Estate, tempo di "emergenze", grande esempio del fallimento della buona politica, sia locale che nazionale

Il pericolo maggiore dell’estate è quello di annoiarsi. Durante l’inverno, uno aspetta l’arrivo di agosto come fosse il traguardo della vita. Quando poi ci si ritrova nel bel mezzo a volte è una delusione. E dunque subentra la noia. Ma se nelle ferie che vi rimangono avete sviluppato un senso di ripulsa per la solita partitina a burraco o tressette, provate a pescare dal grande mazzo dell’attualità la carta dell’emergenza.

Ecco: l’"emergenza" sta all’estate come "la settimana decisiva" all’inverno. Per elencare entrambe non è sufficiente l’aggregazione dei calendari gregoriano, islamico, persiano e cinese: ce ne sono più delle giornate mondiali istituite dall’Onu.

Se durante i mesi del freddo salutiamo ogni lunedì come quello catartico per le sorti di ogni problema (che sarà rinviato a un’altra settimana, ovviamente "decisiva"), da fine luglio alla prima settimana di settembre è tutto un fiorire di "emergenze".

Ci sono due categorie di emergenze, quelle stagionali e quelle croniche.

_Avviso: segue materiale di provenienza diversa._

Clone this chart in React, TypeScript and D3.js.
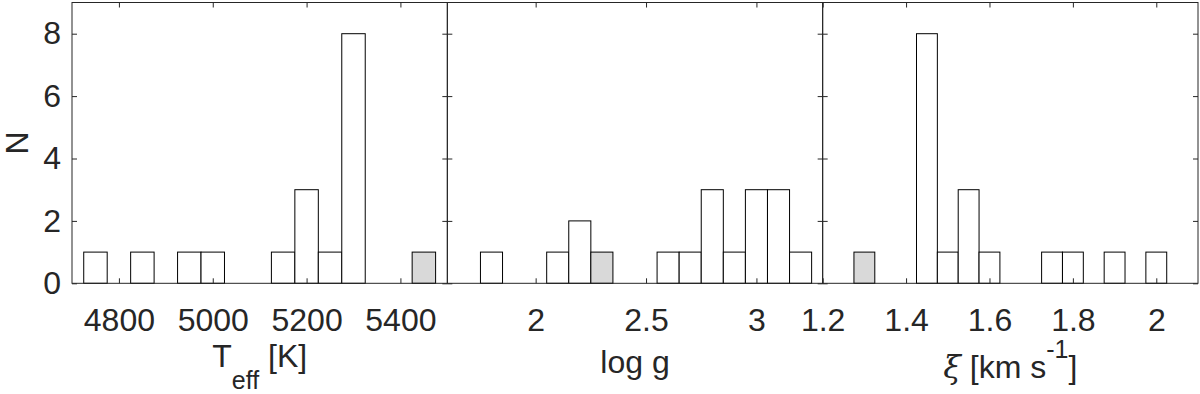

Se d’estate fa caldo, fenomeno effettivamente insolito, scatta l’"emergenza caldo"; se non piove, altro fenomeno rarissimo ad agosto, s’avanza "l’emergenza siccità"; se scoppiano gli incendi sarà "emergenza piromani". Poi ci sono le emergenze croniche. E qui arriviamo al ridicolo della politica, ma non solo.

In Puglia vengono uccise quattro persone, due delle quali testimoni innocenti. Improvvisamente scoppia l’"emergenza criminalità" nel Gargano e si mobilitano forze dell’ordine e ministri, magistrati e società civile. Peccato che in quel territorio si siano contati 300 omicidi in trent’anni e che l’80 per cento sia rimasto impunito. E la chiamate emergenza? O si ha il coraggio di definire ancora "emergenza" la situazione dei rifiuti, del trasporto pubblico o dei conti sballati del Comune di Roma? E davvero si pensa che quello dei migranti e degli sbarchi possa essere impunemente osservato come un fenomeno inatteso e dunque ancora una volta emergenziale?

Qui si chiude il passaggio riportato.